I am easier in the world now that I’ve stopped looking and started creating my home. I’m easier now that I recognize that I will feel it before I think it. Yes, it is a paradox: I create it and I feel it. In some ways I am home everywhere. I feel it. I now know without a doubt what it feels like to come home. I know what it feels like to be home.

Grow Young

681. Join me in inspiring truly powerful people. Each day I will add a new thought, story or idea to support your quest and mine.

“A child-like man is not a man whose development had been arrested; on the contrary, he is a man who has given himself a chance of continuing to develop long after most adults have muffled themselves in the cocoon of middle-aged habit and convention.”
Aldous Huxley

It’s not that I don’t want to grow up. It’s just that I don’t want to be like most grown ups that I know. I figure that I will have plenty of time for being deadened after I’m dead so why numb myself to experience now? It makes me wonder if hunter-gatherers became complacent? In the absence of a laz-y-boy and an entertainment center, what constitutes good living?

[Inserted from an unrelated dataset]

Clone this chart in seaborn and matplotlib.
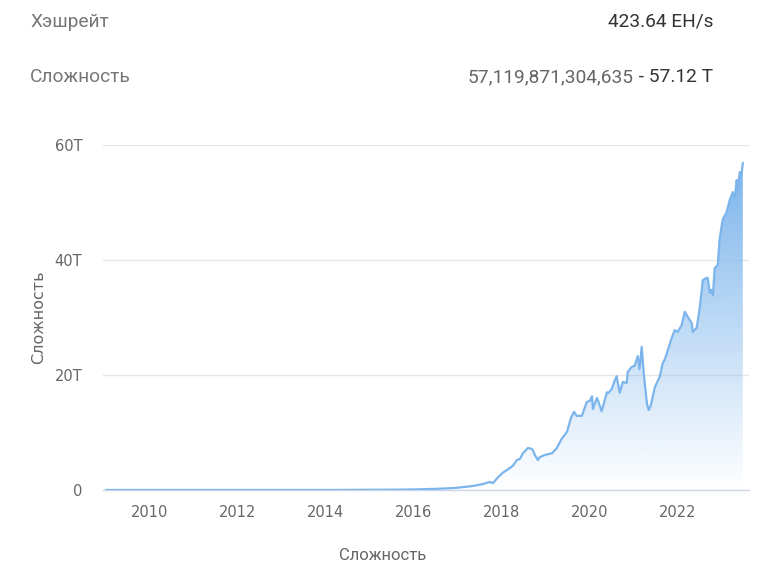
import numpy as np
import pandas as pd
import seaborn as sns
import matplotlib.pyplot as plt
from matplotlib import colors
from matplotlib.path import Path
from matplotlib.patches import PathPatch

# Header values
HASHRATE_LABEL = "Хэшрейт"
HASHRATE_VALUE = "423.64 EH/s"
DIFF_LABEL = "Сложность"
DIFF_RAW = "57,119,871,304,635"
DIFF_SHORT = " - 57.12 T"

# Difficulty series (decimal year, value in T)
years = [
    2009.0, 2010.0, 2011.0, 2012.0, 2013.0, 2014.0, 2014.5, 2015.0, 2015.5,
    2016.0, 2016.5, 2016.8, 2017.0, 2017.34, 2017.55, 2017.73, 2017.8, 2017.9,
    2018.02, 2018.14, 2018.25, 2018.34, 2018.41, 2018.48, 2018.59, 2018.66,
    2018.7, 2018.75, 2018.82, 2018.86, 2018.98, 2019.14, 2019.25, 2019.36,
    2019.48, 2019.57, 2019.64, 2019.7, 2019.82, 2019.93, 2020.0, 2020.05,
    2020.07, 2020.16, 2020.18, 2020.27, 2020.39, 2020.43, 2020.5, 2020.57,
    2020.61, 2020.68, 2020.75, 2020.84, 2020.86, 2020.95, 2021.02, 2021.09,
    2021.13, 2021.18, 2021.23, 2021.3, 2021.34, 2021.39, 2021.48, 2021.59,
    2021.66, 2021.70, 2021.77, 2021.86, 2021.93, 2022.0, 2022.09, 2022.16,
    2022.23, 2022.32, 2022.34, 2022.43, 2022.5, 2022.57, 2022.66, 2022.68,
    2022.73, 2022.77, 2022.8, 2022.84, 2022.91, 2022.95, 2023.02, 2023.11,
    2023.18, 2023.25, 2023.3, 2023.34, 2023.36, 2023.41, 2023.45, 2023.48,
]
difficulty = [
    0.0, 0.0, 0.0, 0.0, 0.0, 0.003, 0.015, 0.04, 0.05,
    0.1, 0.2, 0.3, 0.4, 0.7, 1.0, 1.4, 1.2, 2.1,
    3.0, 3.6, 4.2, 5.2, 5.4, 6.4, 7.3, 7.2,
    7.0, 6.1, 5.2, 5.7, 6.1, 6.4, 7.3, 8.9,
    10.1, 12.5, 13.6, 12.9, 12.9, 15.3, 15.5, 16.3,
    14.1, 16.0, 15.7, 13.7, 17.0, 16.9, 17.6, 19.1,
    19.8, 16.9, 18.8, 18.6, 20.5, 21.4, 21.6, 23.3,
    21.0, 24.9, 20.0, 15.0, 13.9, 14.8, 17.9, 19.7,
    22.1, 22.6, 24.2, 26.4, 27.8, 27.5, 28.7, 31.0,
    30.1, 29.0, 27.5, 28.2, 31.7, 36.5, 36.9, 36.9,
    34.3, 34.8, 33.9, 38.6, 39.1, 43.5, 47.0, 48.3,
    50.4, 51.8, 50.8, 53.9, 52.2, 55.3, 54.8, 56.9,
]

year_ticks = [2010, 2012, 2014, 2016, 2018, 2020, 2022]
value_ticks = [0, 20, 40, 60]
value_tick_labels = ["0", "20T", "40T", "60T"]

LINE_COLOR = "#7cb5ec"
AXIS_COLOR = "#ccd6eb"
GRID_COLOR = "#e6e6e6"
LABEL_COLOR = "#666666"
DARK_COLOR = "#333333"
HEADER_SIZE = 13.8

sns.set_style("white")
plt.rcParams["font.family"] = ["DejaVu Sans"]

df = pd.DataFrame({"year": years, "difficulty": difficulty})

fig = plt.figure(figsize=(7.68, 5.69), dpi=100)
ax = fig.add_axes([103 / 768, 1 - 490 / 569, (749 - 103) / 768, (490 - 145) / 569])

# -------------------------------------------------------------------------
# Gradient area under the line
x_min, x_max = 2008.93, 2023.62
y_top = max(difficulty)
grad = np.linspace(1.0, 0.0, 256)[:, None]
rgba = np.zeros((256, 1, 4))
rgba[..., :3] = colors.to_rgb(LINE_COLOR)
rgba[..., 3] = grad
im = ax.imshow(rgba, extent=[years[0], years[-1], 0, y_top], aspect="auto",
               origin="upper", zorder=1, interpolation="bilinear")
verts = [(years[0], 0)] + list(zip(years, difficulty)) + [(years[-1], 0), (years[0], 0)]
clip = PathPatch(Path(verts), transform=ax.transData, facecolor="none", edgecolor="none")
ax.add_patch(clip)
im.set_clip_path(clip)

sns.lineplot(data=df, x="year", y="difficulty", ax=ax, color=LINE_COLOR,
             linewidth=1.6, sort=False, zorder=3)

# -------------------------------------------------------------------------
# Axes
ax.set_xlim(x_min, x_max)
ax.set_ylim(0, 60)
ax.set_xticks(year_ticks)
ax.set_xticklabels([str(y) for y in year_ticks])
ax.set_yticks(value_ticks)
ax.set_yticklabels(value_tick_labels)

for s in ["top", "right", "left"]:
    ax.spines[s].set_visible(False)
ax.spines["bottom"].set_color(AXIS_COLOR)
ax.spines["bottom"].set_linewidth(1)

ax.grid(False)
for v in value_ticks[1:]:
    ax.axhline(v, color=GRID_COLOR, linewidth=1, zorder=0)

ax.tick_params(axis="x", length=7, width=1, color=AXIS_COLOR, pad=3.5,
               labelsize=10.5, labelcolor=LABEL_COLOR)
ax.tick_params(axis="y", length=0, pad=15, labelsize=10.5, labelcolor=LABEL_COLOR)

ax.set_xlabel("")
ax.set_ylabel("Сложность", fontsize=11.5, color=LABEL_COLOR, labelpad=6)
fig.text(383 / 768, 1 - 555 / 569, "Сложность", fontsize=12, color=LABEL_COLOR,
         family=["Roboto"], va="center", ha="center")

# -------------------------------------------------------------------------
# Header text
fig.text(30 / 768, 1 - 22 / 569, HASHRATE_LABEL, fontsize=HEADER_SIZE, color="#777777",
         family=["Roboto"], va="center", ha="left")
fig.text(713 / 768, 1 - 22 / 569, HASHRATE_VALUE, fontsize=HEADER_SIZE, color=DARK_COLOR,
         family=["Roboto"], va="center", ha="right")
fig.text(30 / 768, 1 - 77 / 569, DIFF_LABEL, fontsize=HEADER_SIZE, color="#777777",
         family=["Roboto"], va="center", ha="left")
short = fig.text(713 / 768, 1 - 77 / 569, DIFF_SHORT, fontsize=HEADER_SIZE, color=DARK_COLOR,
                 family=["Roboto"], va="center", ha="right")
renderer = fig.canvas.get_renderer()
bb = short.get_window_extent(renderer=renderer)
fig.text(bb.x0 / fig.bbox.width, 1 - 77 / 569, DIFF_RAW, fontsize=HEADER_SIZE, color="#666666",
         family=["Roboto"], va="center", ha="right")

plt.savefig("out.png", dpi=100)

Twice in my life I put myself on a television moratorium. Both times within a week, after the initial detox period of wondering what to do with myself when not anesthetized, I stopped pacing and began to experiment. I created things. I went places. I stopped shouting at the television and started engaging with people who talked back. I read more books, thought more thoughts, went out into a cold winter night so that I could feel the cold, see the stars and shiver just enough to make a good cup of hot chocolate taste better. Also, there are few things more satisfying than wrapping cold fingers around a hot mug. Once, I smoked a cigar while sitting on a wall that overlooked the city just because I’d never done it before. In short, when not distracted, when not “muffling myself in the cocoon of middle-age habit” I came back to life. Breaking patterns is more important than you might realize.

What are the multiple ways that we check out or pad ourselves from new experience? What paradigm do we embrace that makes “just getting through it” a viable option? If I had a nickel for every time I heard someone count the years before they could retire I’d be hauling around a ton of nickels. While sitting in the Blue Moon a few days ago I heard this: “Six more years to retirement and I can finally start living.” The others at the table nodded as if to say, “Hold your breath; you’ll get there someday.” With such a premise, why would anyone want to grow up? A real friend would have stood up, slapped them and screamed, Wake Up!”

The Buddhists say that life is the joyful participation is the sorrows of the world. The key word is participation. Protect yourself from the sorrows and you blunt your capacity to participate. We aspire to “easy” and “easy” comes with a cost. Children count the minutes until class is over. Adults count the years until retirement. And in the mean time, the rich textures of life, the capacity for joyful participation, passes unnoticed.

There is no mystery to fulfilling your potential or releasing your inner artist. Get up, let go your current form of distraction, look around, step toward the thing that will take some effort and is worth doing. Get messy. Do something for no other reason than you have never done it before. Aspire to grow young.